• **INSTRUCTIONS FOR THE TASK**
Give again, exactly as written, the lines of the records below from the line with "Write the matplotlib code for this chart." to the line with "fig.patch.set_facecolor('white')". Both end lines count; pictures do not.

--- begin ---

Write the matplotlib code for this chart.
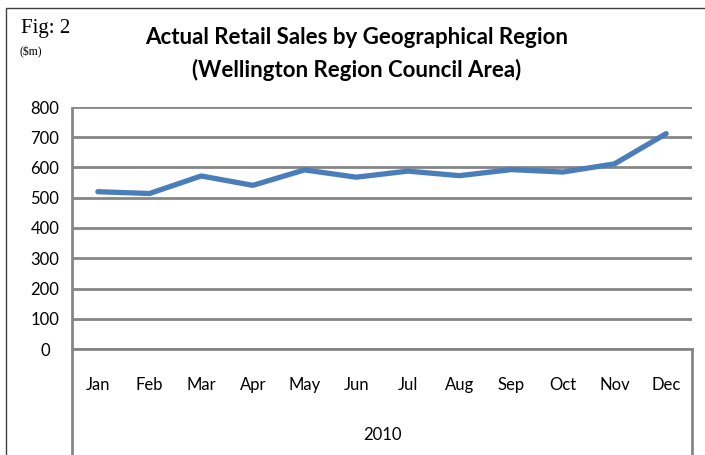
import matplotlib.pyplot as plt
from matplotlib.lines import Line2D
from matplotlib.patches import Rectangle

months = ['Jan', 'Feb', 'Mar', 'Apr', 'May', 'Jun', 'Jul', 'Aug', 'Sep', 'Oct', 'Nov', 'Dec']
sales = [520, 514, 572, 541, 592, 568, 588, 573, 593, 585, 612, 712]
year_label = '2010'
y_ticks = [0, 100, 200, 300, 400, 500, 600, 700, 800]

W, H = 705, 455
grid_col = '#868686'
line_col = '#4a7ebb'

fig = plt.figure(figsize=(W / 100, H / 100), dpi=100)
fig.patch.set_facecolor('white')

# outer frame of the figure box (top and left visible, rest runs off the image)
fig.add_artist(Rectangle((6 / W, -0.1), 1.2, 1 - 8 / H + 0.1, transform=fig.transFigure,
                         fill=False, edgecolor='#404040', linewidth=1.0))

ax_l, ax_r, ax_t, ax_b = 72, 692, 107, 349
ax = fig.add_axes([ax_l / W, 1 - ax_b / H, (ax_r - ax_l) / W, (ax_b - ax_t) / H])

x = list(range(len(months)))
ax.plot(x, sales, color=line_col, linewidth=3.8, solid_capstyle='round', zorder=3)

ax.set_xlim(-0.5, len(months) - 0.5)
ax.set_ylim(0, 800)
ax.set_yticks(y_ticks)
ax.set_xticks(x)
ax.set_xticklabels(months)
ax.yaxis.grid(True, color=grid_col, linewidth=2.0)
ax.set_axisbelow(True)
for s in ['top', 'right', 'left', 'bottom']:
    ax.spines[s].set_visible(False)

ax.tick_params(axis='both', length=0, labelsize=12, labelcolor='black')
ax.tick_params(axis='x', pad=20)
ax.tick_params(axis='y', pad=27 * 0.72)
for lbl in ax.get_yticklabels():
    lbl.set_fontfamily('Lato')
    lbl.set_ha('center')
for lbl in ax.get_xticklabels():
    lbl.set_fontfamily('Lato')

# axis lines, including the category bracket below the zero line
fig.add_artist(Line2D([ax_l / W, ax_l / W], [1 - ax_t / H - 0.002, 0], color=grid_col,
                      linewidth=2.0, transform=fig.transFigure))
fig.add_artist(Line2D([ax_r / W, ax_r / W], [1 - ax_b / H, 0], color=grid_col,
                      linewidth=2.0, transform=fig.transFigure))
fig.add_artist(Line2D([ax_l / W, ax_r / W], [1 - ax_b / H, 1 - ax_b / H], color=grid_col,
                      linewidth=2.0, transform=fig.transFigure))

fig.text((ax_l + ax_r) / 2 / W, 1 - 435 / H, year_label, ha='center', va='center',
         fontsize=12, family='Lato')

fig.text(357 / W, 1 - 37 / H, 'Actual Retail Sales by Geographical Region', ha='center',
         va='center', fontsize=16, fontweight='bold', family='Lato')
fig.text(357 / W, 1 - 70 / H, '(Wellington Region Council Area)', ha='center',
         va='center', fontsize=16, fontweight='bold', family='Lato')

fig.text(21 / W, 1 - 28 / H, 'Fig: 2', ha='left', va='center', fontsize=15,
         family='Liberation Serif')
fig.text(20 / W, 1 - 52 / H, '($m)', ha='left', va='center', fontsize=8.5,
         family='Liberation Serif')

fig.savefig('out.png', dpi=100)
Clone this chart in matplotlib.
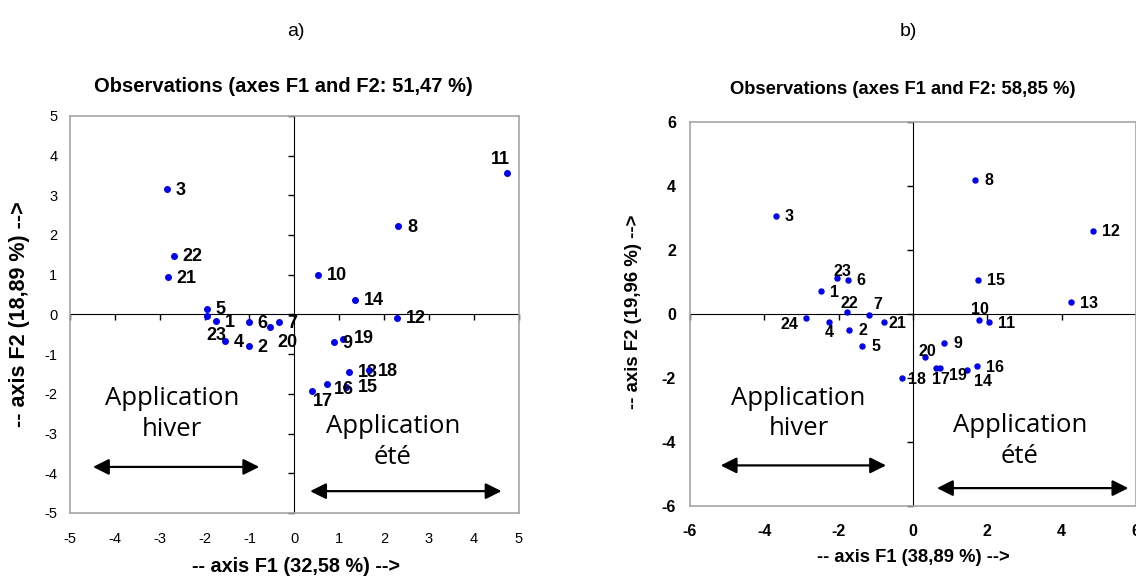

--- end ---
--- begin ---

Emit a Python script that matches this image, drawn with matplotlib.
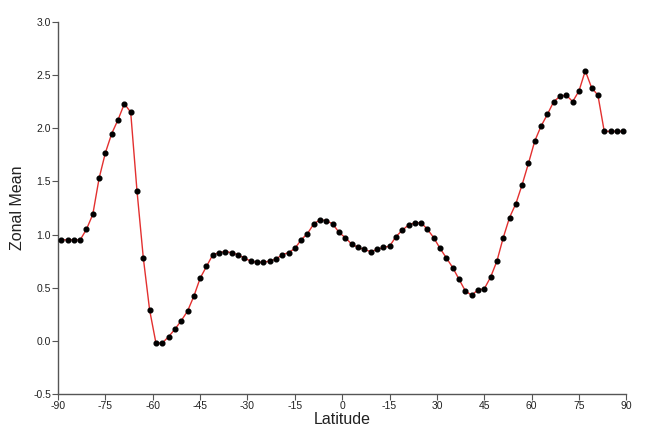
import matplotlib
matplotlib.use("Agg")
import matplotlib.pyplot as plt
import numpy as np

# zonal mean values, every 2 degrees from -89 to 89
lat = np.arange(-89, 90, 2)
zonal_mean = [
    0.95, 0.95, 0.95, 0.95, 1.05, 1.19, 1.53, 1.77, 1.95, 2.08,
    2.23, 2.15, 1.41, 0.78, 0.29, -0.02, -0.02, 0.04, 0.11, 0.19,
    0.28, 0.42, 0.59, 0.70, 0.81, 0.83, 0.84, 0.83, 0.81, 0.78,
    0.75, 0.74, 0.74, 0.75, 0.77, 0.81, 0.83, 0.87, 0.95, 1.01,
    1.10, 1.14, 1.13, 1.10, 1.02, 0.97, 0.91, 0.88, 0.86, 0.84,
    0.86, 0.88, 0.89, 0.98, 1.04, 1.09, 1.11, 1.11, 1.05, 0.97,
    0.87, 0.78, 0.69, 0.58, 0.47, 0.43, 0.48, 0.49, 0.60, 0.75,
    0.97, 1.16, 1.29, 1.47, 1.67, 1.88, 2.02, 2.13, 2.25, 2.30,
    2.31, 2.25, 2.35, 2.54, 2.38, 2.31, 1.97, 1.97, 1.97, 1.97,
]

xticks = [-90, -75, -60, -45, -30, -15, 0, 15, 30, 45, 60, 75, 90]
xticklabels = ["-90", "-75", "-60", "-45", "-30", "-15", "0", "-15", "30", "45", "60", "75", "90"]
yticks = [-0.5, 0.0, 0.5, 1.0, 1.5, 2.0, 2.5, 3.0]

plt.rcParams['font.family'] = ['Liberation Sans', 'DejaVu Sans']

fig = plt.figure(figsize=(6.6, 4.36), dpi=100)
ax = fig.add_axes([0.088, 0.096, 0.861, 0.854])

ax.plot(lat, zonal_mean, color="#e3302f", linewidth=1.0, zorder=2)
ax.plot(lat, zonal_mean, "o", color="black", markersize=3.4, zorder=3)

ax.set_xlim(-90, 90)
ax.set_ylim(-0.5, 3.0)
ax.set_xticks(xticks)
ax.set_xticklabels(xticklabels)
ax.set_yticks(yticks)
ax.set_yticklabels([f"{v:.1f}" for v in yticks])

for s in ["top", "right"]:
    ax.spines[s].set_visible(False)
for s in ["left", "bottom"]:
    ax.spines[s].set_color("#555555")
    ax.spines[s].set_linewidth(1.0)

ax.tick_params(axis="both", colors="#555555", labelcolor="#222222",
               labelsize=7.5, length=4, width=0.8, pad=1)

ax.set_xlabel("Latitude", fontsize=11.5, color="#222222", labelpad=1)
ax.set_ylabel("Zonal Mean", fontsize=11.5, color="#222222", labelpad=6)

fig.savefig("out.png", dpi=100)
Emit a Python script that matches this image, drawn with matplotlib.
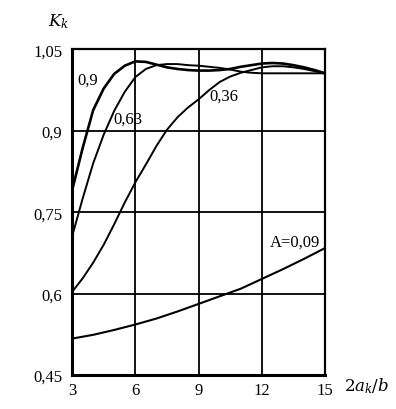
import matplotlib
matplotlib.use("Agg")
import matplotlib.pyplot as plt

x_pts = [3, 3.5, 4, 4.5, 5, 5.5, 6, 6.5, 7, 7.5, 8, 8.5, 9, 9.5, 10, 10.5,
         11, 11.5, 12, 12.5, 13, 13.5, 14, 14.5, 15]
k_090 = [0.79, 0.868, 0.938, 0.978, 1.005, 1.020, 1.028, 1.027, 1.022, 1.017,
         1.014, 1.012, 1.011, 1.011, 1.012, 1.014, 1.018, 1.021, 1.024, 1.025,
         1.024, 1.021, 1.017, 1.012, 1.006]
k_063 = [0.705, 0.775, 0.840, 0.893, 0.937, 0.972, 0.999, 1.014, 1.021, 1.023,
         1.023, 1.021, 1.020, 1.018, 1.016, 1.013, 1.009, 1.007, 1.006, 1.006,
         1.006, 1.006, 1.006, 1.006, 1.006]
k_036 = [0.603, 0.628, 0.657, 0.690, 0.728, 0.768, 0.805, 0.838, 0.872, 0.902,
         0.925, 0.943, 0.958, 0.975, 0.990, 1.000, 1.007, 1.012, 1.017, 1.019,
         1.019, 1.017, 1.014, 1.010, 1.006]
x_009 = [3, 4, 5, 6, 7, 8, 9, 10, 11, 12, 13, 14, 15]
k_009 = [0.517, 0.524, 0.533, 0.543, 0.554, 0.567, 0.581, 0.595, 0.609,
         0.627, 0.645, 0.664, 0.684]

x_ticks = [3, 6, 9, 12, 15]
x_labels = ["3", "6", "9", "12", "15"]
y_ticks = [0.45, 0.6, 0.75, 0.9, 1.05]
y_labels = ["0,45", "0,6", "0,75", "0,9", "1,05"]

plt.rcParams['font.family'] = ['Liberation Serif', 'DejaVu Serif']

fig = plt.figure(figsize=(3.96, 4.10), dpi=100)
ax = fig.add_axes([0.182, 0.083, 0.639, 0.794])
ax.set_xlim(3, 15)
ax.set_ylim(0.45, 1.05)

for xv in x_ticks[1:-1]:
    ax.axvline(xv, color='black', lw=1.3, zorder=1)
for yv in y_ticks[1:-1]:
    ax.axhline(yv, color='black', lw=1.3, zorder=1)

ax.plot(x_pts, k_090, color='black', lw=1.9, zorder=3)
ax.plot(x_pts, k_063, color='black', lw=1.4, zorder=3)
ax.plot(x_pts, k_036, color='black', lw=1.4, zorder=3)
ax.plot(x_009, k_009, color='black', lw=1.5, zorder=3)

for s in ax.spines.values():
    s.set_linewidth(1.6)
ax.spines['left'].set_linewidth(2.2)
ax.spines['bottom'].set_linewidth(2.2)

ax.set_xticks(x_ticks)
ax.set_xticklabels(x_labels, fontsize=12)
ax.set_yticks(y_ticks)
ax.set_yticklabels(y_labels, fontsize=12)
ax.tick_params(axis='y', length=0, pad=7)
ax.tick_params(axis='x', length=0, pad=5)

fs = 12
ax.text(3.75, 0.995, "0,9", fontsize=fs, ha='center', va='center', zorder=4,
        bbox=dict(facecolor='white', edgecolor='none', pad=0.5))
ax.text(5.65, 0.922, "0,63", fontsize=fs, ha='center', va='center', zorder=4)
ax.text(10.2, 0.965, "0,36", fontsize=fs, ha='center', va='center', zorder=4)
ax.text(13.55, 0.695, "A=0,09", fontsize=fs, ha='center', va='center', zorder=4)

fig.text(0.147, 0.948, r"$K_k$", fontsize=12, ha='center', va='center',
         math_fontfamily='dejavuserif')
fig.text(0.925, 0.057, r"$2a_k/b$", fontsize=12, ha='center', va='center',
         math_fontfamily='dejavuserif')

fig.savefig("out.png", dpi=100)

--- end ---
--- begin ---

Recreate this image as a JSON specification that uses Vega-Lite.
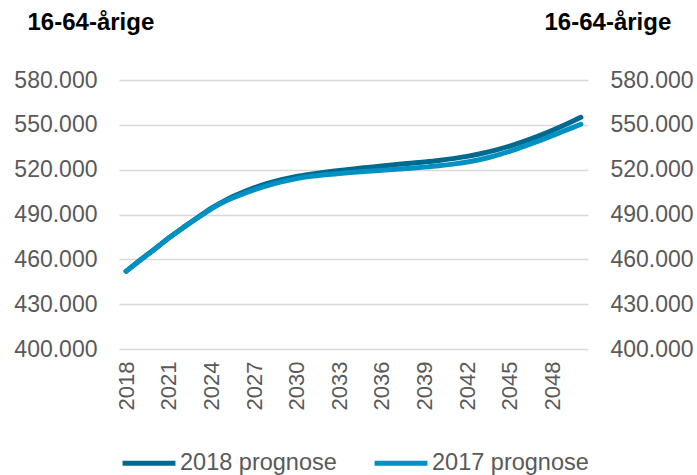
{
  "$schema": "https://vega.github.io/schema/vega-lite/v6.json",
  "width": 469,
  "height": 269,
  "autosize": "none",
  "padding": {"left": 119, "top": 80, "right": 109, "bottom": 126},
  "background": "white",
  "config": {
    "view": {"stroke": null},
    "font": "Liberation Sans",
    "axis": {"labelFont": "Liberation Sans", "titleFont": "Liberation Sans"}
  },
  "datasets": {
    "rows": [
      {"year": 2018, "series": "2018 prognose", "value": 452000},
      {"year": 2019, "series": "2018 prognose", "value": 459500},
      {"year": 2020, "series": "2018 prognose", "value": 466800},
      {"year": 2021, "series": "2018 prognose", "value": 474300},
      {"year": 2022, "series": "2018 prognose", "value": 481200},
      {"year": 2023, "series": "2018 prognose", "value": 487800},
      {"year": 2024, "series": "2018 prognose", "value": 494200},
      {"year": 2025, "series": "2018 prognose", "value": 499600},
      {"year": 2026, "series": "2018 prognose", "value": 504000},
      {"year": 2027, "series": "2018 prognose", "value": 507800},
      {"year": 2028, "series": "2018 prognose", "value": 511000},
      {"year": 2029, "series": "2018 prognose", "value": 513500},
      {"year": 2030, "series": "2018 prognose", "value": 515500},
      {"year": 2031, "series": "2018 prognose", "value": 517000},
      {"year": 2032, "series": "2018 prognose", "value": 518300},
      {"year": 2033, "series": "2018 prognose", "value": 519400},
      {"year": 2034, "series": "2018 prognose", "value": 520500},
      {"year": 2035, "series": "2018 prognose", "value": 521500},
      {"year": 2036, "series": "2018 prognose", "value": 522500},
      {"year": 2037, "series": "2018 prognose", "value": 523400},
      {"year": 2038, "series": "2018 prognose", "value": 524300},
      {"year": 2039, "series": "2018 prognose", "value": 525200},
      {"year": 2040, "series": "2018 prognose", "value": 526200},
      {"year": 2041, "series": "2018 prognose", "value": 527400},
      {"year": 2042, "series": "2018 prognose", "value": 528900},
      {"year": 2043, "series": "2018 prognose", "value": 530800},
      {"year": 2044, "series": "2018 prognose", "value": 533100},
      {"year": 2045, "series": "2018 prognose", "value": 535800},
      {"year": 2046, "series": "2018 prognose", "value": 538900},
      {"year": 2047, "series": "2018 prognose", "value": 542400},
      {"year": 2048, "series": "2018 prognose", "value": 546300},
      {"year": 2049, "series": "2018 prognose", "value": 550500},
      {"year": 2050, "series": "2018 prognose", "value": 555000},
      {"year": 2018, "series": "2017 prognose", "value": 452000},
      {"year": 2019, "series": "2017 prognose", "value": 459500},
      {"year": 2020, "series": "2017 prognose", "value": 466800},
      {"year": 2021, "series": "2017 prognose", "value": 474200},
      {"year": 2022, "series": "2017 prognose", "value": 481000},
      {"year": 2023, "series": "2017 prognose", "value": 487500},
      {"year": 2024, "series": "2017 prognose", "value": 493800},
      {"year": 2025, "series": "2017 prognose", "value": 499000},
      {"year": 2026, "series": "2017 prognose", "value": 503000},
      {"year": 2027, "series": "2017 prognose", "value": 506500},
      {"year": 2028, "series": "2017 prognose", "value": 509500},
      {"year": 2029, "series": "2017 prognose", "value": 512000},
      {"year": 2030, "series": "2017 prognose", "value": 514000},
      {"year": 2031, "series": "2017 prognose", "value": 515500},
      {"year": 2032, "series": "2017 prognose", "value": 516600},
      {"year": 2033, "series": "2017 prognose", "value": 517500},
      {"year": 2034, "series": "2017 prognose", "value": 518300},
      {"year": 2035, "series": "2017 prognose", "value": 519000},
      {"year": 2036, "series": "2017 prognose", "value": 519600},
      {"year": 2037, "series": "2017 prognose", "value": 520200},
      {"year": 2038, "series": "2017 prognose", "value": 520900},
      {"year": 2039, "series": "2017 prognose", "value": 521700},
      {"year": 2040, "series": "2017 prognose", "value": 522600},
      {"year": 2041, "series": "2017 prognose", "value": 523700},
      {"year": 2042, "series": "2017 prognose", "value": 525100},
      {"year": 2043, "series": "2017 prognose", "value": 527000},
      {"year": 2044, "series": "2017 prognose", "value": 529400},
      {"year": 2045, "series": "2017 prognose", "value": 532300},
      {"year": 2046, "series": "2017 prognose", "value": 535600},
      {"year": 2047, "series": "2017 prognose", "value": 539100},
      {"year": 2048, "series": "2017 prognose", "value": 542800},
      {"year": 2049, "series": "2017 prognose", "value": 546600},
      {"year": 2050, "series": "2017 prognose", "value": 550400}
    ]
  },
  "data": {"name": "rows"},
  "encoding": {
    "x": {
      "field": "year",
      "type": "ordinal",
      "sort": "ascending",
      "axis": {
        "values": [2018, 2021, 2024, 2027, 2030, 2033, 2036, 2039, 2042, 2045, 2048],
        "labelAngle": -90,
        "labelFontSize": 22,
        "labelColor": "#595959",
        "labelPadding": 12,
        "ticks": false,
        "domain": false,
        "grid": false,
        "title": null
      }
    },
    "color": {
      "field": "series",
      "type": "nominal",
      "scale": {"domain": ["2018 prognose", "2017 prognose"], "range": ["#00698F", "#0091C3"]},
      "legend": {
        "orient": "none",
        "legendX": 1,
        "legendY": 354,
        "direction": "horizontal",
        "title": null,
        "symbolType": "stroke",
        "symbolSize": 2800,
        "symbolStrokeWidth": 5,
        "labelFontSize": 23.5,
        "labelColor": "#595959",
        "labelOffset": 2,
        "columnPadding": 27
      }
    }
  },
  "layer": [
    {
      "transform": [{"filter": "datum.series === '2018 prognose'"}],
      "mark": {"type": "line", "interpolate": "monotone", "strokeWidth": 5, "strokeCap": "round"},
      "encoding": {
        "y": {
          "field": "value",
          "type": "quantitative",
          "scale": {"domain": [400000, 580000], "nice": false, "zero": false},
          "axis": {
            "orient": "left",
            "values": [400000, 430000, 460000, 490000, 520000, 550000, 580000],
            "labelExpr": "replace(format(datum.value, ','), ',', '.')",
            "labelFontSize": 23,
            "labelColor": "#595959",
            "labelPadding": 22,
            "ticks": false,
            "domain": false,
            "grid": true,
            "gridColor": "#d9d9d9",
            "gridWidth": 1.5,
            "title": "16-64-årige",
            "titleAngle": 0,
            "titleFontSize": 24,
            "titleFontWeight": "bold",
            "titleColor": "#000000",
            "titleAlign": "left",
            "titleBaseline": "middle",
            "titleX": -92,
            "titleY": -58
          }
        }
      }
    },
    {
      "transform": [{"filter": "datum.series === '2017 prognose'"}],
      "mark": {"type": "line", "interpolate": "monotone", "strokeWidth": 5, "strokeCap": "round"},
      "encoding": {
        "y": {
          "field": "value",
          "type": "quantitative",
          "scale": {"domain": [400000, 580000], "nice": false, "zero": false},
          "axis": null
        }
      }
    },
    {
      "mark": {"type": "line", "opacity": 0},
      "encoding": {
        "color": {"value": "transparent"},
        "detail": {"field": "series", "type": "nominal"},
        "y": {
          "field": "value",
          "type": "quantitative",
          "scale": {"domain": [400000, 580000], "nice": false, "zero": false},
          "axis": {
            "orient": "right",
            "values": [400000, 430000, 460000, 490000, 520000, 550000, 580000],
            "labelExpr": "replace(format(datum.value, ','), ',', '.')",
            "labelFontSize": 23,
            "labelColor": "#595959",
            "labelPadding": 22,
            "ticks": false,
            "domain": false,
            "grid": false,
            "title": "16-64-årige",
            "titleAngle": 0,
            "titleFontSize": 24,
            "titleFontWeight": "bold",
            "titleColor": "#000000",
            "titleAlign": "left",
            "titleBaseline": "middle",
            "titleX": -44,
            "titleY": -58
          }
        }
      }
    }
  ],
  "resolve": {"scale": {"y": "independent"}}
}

--- end ---

• **REPLY TO THE EXERCISE**
Write the matplotlib code for this chart.
import matplotlib.pyplot as plt
from matplotlib.lines import Line2D
from matplotlib.patches import Rectangle

months = ['Jan', 'Feb', 'Mar', 'Apr', 'May', 'Jun', 'Jul', 'Aug', 'Sep', 'Oct', 'Nov', 'Dec']
sales = [520, 514, 572, 541, 592, 568, 588, 573, 593, 585, 612, 712]
year_label = '2010'
y_ticks = [0, 100, 200, 300, 400, 500, 600, 700, 800]

W, H = 705, 455
grid_col = '#868686'
line_col = '#4a7ebb'

fig = plt.figure(figsize=(W / 100, H / 100), dpi=100)
fig.patch.set_facecolor('white')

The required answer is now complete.